Tip 9: Decide to “pay yourself first.” This is probably the most difficult to master if it’s not part of your makeup. When you collect your monthly receivables, Kiyosaki’s advice is to “allocate money to your asset column before you pay your monthly expenses. Use this pressure to inspire your financial genius to come up with new ways of making more money, and then pay your bills.” Remember, “Poor people have poor habits.” One such habit is depleting your savings. The rich know that savings are only used to create money, not to pay bills.
Tip 10: Your two most important assets are education and time. The single most powerful tool you have is your mind. Conversely, Kiyosaki warns that “an untrained mind can create extreme poverty that lasts a lifetime.” Most people simply buy investments rather than first learning about investing. Having no money to invest is not an excuse not to learn.
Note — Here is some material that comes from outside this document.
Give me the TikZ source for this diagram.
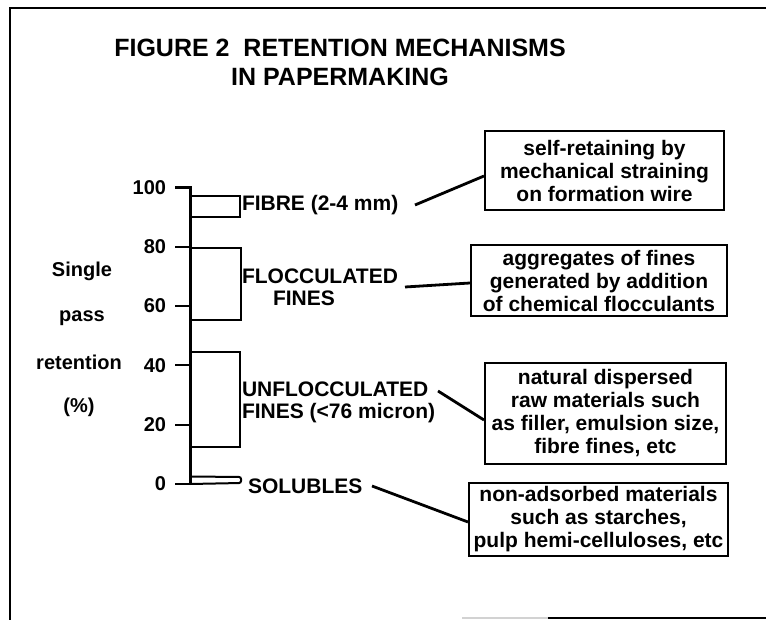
\documentclass[tikz,border=0pt]{standalone}
\usepackage{fontspec}
\setmainfont{Liberation Sans}
\usetikzlibrary{calc}
\newcommand{\labf}{\fontsize{20}{23}\selectfont\bfseries}
\newcommand{\catf}{\fontsize{21}{22}\selectfont\bfseries}
\newcommand{\boxf}{\fontsize{21}{23}\selectfont\bfseries}
\newcommand{\titf}{\fontsize{25}{29}\selectfont\bfseries}
\tikzset{
  lbl/.style={font=\labf, inner sep=0pt, outer sep=0pt},
  cat/.style={font=\catf, inner sep=0pt, outer sep=0pt},
  infobox/.style={draw, line width=2pt, align=center, font=\boxf, inner sep=0pt},
  conn/.style={line width=2.8pt},
  bar/.style={line width=2pt},
  tick/.style={line width=2.2pt}
}
\begin{document}
\begin{tikzpicture}[x=1pt,y=-1pt]
\useasboundingbox (0,0) rectangle (766,620);
% frame
\draw[line width=2.5pt] (766,8) -- (10,8) -- (10,621);
\draw[gray!35, line width=1.5pt] (462,618) -- (548,618);
\draw[line width=2pt] (548,618) -- (766,618);
% title
\node[font=\titf, align=center, inner sep=0pt] (title) at (340,62) {FIGURE 2\ \ RETENTION MECHANISMS\\IN PAPERMAKING};
% y label
\node[lbl] (ylab1) at (82,271) {Single};
\node[lbl] (ylab2) at (82,318) {pass};
\node[lbl] (ylab3) at (79,362) {retention};
\node[lbl] (ylab4) at (79,407) {(\%)};
% axis
\draw[line width=3pt] (190,186.5) -- (190,485);
\foreach \v/\n in {100/t100,80/t80,60/t60,40/t40,20/t20,0/t0}{
  \draw[tick] (175,{484-2.965*\v}) -- (190,{484-2.965*\v});
  \node[lbl, anchor=east] (\n) at (166,{484-2.965*\v}) {\v};
}
% bars
\draw[bar] (190,196) rectangle (240,217);
\draw[bar] (190,248) rectangle (241,320);
\draw[bar] (190,352) rectangle (240,447);
\draw[bar, rounded corners=2pt] (190,476.5) -- (241,477) -- (241,483) -- (190,484);
% category labels
\node[cat, anchor=west] (fibre) at (242,205) {FIBRE (2-4 mm)};
\node[cat, anchor=west, align=left] (flocc) at (242,287) {FLOCCULATED\\\hspace*{31pt}FINES};
\node[cat, anchor=west, align=left] (unflocc) at (242,402) {UNFLOCCULATED\\FINES (<76 micron)};
\node[cat, anchor=west] (solub) at (248,486) {SOLUBLES};
% boxes
\node[infobox, minimum width=239pt, minimum height=79pt] (box1) at (604.5,170.5)
  {self-retaining by\\mechanical straining\\on formation wire};
\node[infobox, minimum width=256pt, minimum height=71pt] (box2) at (599,280.5)
  {aggregates of fines\\generated by addition\\of chemical flocculants};
\node[infobox, minimum width=241pt, minimum height=101pt] (box3) at (605.5,413.5)
  {natural dispersed\\raw materials such\\as filler, emulsion size,\\fibre fines, etc};
\node[infobox, minimum width=259pt, minimum height=73pt] (box4) at (598.5,519.5)
  {non-adsorbed materials\\such as starches,\\pulp hemi-celluloses, etc};
% connectors
\coordinate (c1) at (415,205);
\coordinate (c2) at (405,287);
\coordinate (c3) at (438,391);
\coordinate (c4) at (372,486);
\draw[conn] (c1) -- ([yshift=-5.5pt]box1.west);
\draw[conn] (c2) -- ([yshift=-2.5pt]box2.west);
\draw[conn] (c3) -- ([yshift=-6.5pt]box3.west);
\draw[conn] (c4) -- ([yshift=-2.5pt]box4.west);
\end{tikzpicture}
\end{document}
Each of us knows people who are highly educated, but their balance sheet paints a different picture.
Here are twelve more poignant quotes to keep in mind:
- “A truly intelligent person welcomes new ideas.”
- “People who hurry and catch a wave late usually are the ones who wipe out.”
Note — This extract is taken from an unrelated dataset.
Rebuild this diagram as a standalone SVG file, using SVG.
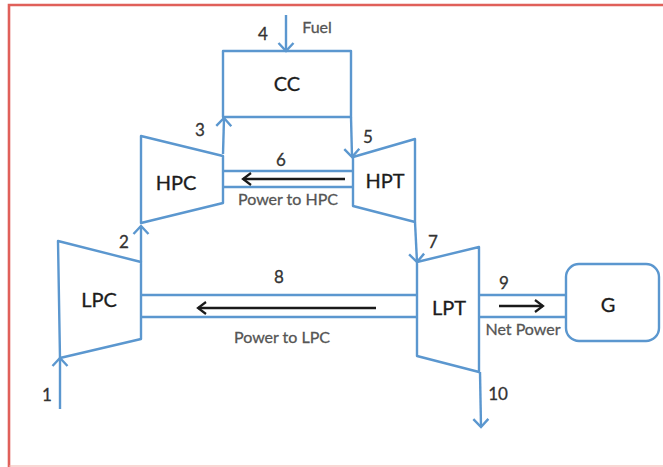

- “Don’t listen to poor or frightened people.”
- “You become what you study.”
- “It’s not how much information you know but how fast you learn.”
- “Keep your expenses low. Build up assets first.”
- “Use [your valuable] time to make more money.”
- “Save money instead of borrow money.”
- “Don’t be too focused on money”
- “Financial intelligence solves problems and produces money.”
- “Money without financial intelligence is money soon gone.”
- “Sometimes you win, and sometimes you learn.”
In the process of writing this article, I have learned a lot. I discovered that if you want to learn about making money, teach it to someone else. This is also true for a smile, love, and friendship. I trust that the law of reciprocity works; what I give out, I will receive. Simply put, “what goes around comes around.”
I give Rich Dad Poor Dad a five-star rating; it is ideal for anyone interested in growing his or her business and creating financial wealth.